We do live in interesting times – a pope quitting on the job, something that hasn’t happened since the Renaissance. It is time, therefore, for idle speculation, which is all one can do when it comes to the Vatican. Even the highest-ranking cardinals may not know the mind of the Pope, so we can expect quite a lot of speculation coming out of Rome as well.
For what it is worth, I expect there are several reasons Benedict XVI took this unusual step.
1) His health has been deteriorating and he is probably on a downslope that involves debilitation and death. He was as close an eye-witness as possible to the decline and death of John Paul II. That was a spectacle that attracted a great deal of ghoulish interest from the press and the faithful, however much John Paul II felt he was setting an example of stoicism in the face of personal suffering (and in his case, it helped his odds of being viewed as a saintly figure). Benedict XVI is a much more private person and does not want to be an object of either ridicule or veneration while his body gives out on him in public.
2) He was supposed to be a caretaker pope, keeping the seat of St. Peter occupied while the College of Cardinals deliberated on selecting as his successor a much younger man who could serve for 20 or more years and revitalize the church, which is in serious decline in Europe and North America. He’s now served nearly 10 years, well past his sell date, and will probably live at least five more in a semi-invalid condition. He may have even made a commitment to key members of the College of Cardinals that if elected he would resign after ten years.
3) He sees this step as a gift to the Church, setting a precedent that will now allow popes to gracefully exit the world stage, just as cardinals are required to retire at age 80.
4) He has lost control over the Curia. This is the most serious of his problems. He has tried to break the stranglehold that the Italian cardinals have had over the Curia for centuries, by bringing in non-Italians to run key Congregations (departments). This has failed. The pushback has been terrific, culminating in the disgraceful theft of his personal papers by his butler. It is as if Machiavelli has been let loose in the Vatican, with intrigue and whispering becoming the order of the day as quotidian responsibilities are neglected. He has clearly shown himself to be incapable of controlling the Curia with the iron fist necessary, and obviously people under him do not respect him as a leader. He probably feels he has disgraced the papacy, and some of the older cardinals may have urged him to resign rather than let the institution of the Vatican (which is after all a government) fall into ruin.

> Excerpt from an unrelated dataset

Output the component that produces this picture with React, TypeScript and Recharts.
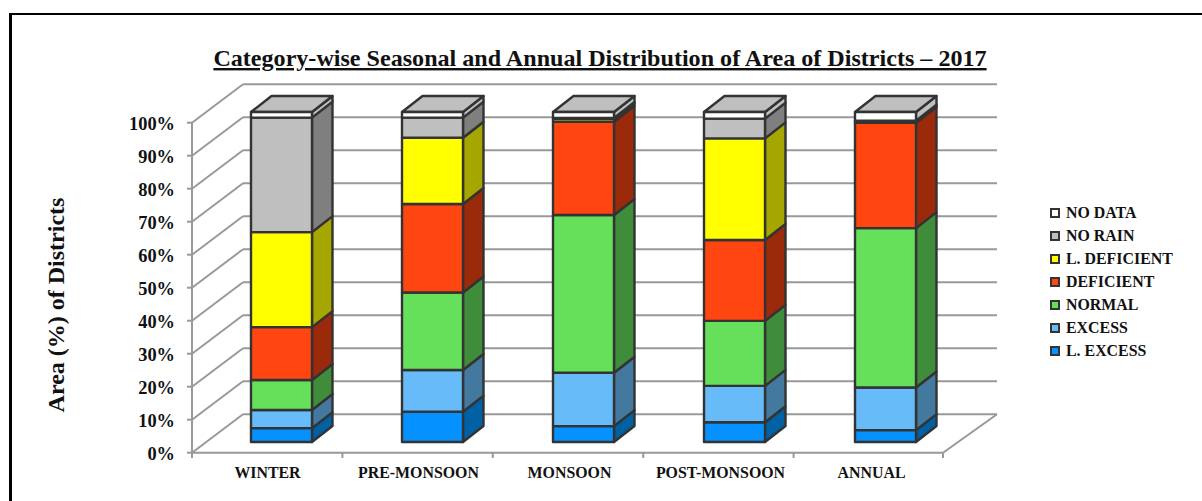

There will be considerable speculation coming out of the United States that the revelations in Los Angeles regarding Cardinal Mahony’s obstruction of justice in the face of pedophile criminal behavior will also implicate Benedict XVI. As Cardinal Ratzinger, he clearly knew all about this situation. Nothing can harm him now; he is a head of state. The worst that can happen is that his reputation is damaged, but the Church has already been severely hurt by these scandals and Benedict XVI’s reputation sullied to a great degree. I doubt this was high on his mind in making his decision, but one never knows.
In any event, we will soon have a new pope, and Lord only knows who that will be.